→ **DATA SEGMENT**:
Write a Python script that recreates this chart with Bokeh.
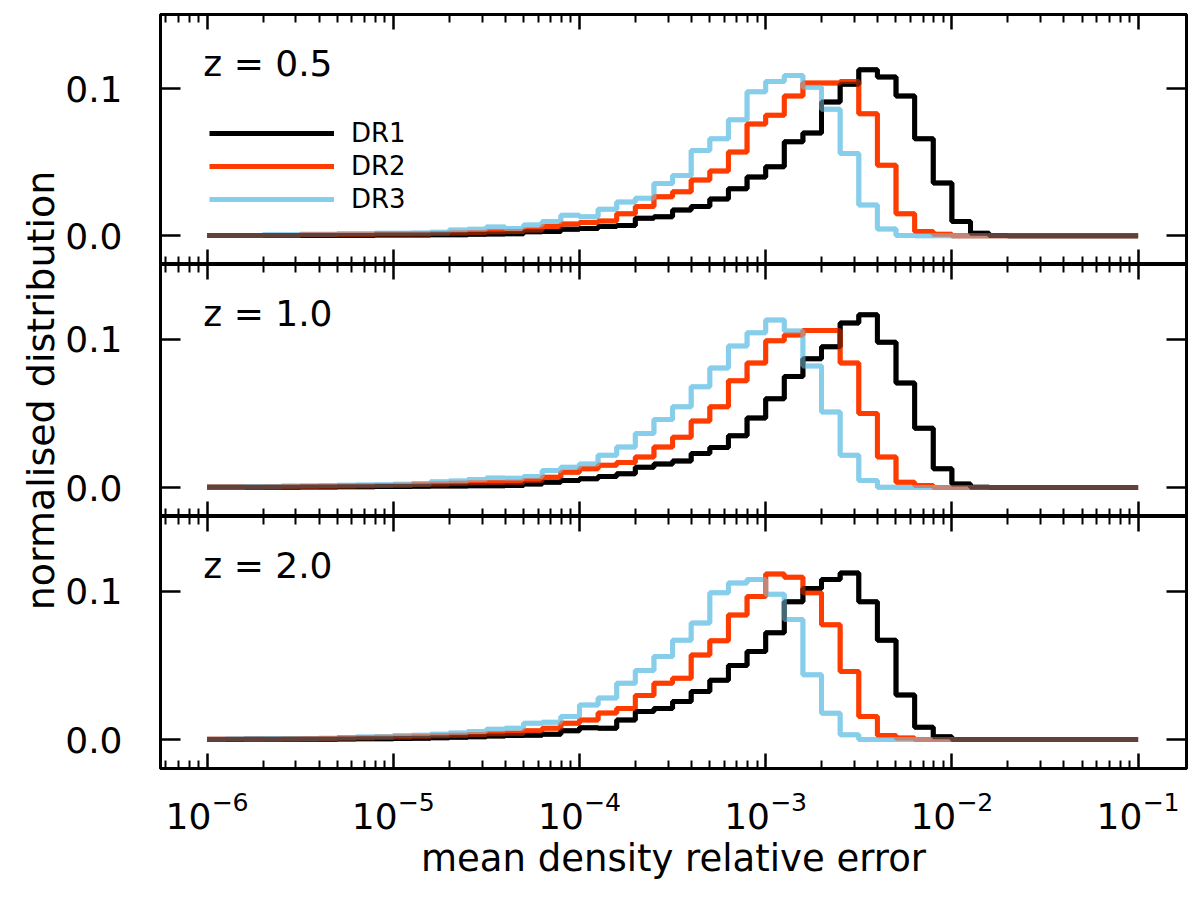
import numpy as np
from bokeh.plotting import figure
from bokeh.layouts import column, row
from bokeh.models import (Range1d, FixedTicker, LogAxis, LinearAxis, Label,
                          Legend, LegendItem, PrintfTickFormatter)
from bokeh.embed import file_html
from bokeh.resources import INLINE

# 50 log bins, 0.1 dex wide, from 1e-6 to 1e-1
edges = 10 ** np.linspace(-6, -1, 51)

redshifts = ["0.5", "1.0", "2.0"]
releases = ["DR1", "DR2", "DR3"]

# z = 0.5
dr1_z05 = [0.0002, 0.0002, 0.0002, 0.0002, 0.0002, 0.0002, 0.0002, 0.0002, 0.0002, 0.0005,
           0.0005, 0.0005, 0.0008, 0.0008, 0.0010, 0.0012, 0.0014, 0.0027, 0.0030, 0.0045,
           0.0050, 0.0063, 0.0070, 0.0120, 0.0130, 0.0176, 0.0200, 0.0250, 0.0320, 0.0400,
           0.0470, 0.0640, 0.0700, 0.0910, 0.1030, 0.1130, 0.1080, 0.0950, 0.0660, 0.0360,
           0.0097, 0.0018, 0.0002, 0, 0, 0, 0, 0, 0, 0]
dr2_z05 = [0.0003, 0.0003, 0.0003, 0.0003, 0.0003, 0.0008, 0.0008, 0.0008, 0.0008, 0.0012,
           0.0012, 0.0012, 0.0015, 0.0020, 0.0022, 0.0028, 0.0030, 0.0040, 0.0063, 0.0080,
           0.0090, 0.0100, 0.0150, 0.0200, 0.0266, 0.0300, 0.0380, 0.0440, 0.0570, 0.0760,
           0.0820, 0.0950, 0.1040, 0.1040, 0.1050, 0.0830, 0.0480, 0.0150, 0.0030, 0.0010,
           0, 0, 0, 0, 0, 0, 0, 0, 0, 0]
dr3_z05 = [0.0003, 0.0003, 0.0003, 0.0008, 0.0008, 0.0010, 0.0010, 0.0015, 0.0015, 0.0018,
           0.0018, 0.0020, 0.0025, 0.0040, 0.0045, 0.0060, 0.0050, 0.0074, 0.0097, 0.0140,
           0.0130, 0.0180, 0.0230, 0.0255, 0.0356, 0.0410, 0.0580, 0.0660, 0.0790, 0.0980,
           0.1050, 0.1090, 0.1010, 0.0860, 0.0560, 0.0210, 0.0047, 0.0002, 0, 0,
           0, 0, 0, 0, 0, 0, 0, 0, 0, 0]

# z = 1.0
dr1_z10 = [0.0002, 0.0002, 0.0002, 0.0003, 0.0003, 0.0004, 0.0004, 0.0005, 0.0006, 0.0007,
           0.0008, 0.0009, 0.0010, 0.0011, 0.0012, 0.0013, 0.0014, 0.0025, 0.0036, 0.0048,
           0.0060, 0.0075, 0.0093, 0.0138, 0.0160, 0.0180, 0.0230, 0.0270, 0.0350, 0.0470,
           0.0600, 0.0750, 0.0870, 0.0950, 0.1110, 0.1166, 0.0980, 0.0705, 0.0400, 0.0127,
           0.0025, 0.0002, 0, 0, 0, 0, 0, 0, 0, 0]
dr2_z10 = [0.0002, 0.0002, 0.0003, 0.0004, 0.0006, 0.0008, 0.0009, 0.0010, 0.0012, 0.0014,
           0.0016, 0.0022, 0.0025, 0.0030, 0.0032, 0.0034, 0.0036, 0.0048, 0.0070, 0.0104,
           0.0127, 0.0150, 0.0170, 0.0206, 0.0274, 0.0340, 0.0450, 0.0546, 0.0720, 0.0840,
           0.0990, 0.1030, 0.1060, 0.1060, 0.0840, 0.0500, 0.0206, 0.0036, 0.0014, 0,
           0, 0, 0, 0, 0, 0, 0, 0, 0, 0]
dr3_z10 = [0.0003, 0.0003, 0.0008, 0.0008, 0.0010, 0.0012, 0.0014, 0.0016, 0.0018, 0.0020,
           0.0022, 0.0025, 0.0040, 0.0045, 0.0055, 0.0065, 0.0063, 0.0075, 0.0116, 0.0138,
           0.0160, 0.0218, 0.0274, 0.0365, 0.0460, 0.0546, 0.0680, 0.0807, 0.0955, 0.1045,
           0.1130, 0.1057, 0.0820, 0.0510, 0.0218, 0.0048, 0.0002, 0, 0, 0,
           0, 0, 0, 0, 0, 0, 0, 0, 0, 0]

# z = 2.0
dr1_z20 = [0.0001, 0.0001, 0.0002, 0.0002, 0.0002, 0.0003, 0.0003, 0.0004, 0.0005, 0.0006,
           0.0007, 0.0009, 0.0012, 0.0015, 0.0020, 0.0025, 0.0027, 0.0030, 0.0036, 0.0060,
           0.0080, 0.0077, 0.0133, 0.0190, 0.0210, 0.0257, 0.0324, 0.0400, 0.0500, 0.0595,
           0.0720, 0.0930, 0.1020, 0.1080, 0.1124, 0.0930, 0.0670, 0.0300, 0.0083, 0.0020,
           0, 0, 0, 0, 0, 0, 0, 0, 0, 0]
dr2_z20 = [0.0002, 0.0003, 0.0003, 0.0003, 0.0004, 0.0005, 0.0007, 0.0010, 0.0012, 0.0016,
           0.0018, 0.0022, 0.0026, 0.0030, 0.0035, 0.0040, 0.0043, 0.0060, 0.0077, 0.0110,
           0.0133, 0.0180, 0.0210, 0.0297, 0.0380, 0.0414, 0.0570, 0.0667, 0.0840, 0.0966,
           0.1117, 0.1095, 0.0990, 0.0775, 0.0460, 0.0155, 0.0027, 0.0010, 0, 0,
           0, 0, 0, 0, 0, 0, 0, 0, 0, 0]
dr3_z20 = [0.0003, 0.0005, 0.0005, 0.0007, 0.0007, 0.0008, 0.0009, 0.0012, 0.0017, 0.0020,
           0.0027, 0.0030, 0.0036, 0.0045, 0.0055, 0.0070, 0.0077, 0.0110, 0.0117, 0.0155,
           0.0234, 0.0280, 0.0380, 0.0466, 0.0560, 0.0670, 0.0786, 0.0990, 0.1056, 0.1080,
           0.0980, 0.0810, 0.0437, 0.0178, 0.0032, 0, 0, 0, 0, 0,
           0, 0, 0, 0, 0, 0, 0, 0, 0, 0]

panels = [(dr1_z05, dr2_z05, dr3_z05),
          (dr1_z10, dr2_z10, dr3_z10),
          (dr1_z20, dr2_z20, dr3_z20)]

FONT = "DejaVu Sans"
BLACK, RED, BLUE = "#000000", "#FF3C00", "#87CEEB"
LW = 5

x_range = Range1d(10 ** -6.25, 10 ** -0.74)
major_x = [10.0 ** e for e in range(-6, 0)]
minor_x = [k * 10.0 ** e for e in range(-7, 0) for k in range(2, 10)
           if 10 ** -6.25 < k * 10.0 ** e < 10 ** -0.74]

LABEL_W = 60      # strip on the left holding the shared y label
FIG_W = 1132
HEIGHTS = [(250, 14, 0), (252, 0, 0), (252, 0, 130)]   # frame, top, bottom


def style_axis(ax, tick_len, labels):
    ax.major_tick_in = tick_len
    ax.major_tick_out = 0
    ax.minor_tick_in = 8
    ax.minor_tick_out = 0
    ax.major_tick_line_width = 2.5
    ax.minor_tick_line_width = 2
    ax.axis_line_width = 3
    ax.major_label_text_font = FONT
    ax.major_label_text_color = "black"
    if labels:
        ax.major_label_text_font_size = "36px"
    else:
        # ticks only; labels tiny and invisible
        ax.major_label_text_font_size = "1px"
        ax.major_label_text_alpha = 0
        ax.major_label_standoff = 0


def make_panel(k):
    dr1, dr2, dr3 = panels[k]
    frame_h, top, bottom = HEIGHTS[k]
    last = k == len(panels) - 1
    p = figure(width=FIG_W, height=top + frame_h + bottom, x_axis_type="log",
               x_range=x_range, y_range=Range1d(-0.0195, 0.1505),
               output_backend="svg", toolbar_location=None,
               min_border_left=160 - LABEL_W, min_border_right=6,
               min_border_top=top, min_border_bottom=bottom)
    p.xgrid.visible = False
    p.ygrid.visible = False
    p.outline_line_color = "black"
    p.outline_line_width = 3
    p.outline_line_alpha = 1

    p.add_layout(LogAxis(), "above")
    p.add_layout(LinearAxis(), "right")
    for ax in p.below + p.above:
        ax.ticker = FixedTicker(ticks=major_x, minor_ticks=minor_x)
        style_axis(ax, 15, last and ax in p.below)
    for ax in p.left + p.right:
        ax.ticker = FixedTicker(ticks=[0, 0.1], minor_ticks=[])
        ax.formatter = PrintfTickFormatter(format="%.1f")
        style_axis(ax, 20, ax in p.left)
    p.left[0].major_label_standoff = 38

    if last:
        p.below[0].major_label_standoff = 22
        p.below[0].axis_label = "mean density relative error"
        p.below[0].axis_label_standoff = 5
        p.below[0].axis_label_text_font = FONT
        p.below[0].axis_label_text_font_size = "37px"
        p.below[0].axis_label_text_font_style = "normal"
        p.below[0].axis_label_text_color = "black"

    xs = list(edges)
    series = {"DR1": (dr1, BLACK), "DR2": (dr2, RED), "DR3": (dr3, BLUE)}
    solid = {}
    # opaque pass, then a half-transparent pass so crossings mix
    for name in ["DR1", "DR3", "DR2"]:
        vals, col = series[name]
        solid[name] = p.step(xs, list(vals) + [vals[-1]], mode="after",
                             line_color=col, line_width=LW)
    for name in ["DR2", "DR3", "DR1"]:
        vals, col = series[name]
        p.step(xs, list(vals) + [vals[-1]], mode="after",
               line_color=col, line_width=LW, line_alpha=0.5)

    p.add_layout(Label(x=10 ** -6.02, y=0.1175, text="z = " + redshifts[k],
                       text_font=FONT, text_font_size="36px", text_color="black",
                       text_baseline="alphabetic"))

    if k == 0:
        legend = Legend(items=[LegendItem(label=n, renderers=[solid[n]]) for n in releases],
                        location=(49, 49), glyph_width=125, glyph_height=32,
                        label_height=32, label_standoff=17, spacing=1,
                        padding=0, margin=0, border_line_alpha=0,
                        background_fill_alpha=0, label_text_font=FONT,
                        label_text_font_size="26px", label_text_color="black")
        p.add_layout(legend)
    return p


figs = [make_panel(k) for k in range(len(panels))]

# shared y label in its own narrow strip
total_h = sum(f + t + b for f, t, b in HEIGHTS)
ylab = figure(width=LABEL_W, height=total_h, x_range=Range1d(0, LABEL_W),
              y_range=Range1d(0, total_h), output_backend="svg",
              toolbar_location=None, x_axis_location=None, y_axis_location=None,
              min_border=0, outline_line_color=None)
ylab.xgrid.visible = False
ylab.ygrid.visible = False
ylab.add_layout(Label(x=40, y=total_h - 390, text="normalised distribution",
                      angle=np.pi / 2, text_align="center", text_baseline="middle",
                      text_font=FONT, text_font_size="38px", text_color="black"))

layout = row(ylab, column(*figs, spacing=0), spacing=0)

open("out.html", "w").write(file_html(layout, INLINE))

→ **WRITTEN TASK**: Starting at the top of the listing above, please restate word for word each line up to and including the one that holds "edges = 10 ** np.linspace(-6, -1, 51)", omitting every image.

→ **FINISHED EXERCISE**:
Write a Python script that recreates this chart with Bokeh.
import numpy as np
from bokeh.plotting import figure
from bokeh.layouts import column, row
from bokeh.models import (Range1d, FixedTicker, LogAxis, LinearAxis, Label,
                          Legend, LegendItem, PrintfTickFormatter)
from bokeh.embed import file_html
from bokeh.resources import INLINE

# 50 log bins, 0.1 dex wide, from 1e-6 to 1e-1
edges = 10 ** np.linspace(-6, -1, 51)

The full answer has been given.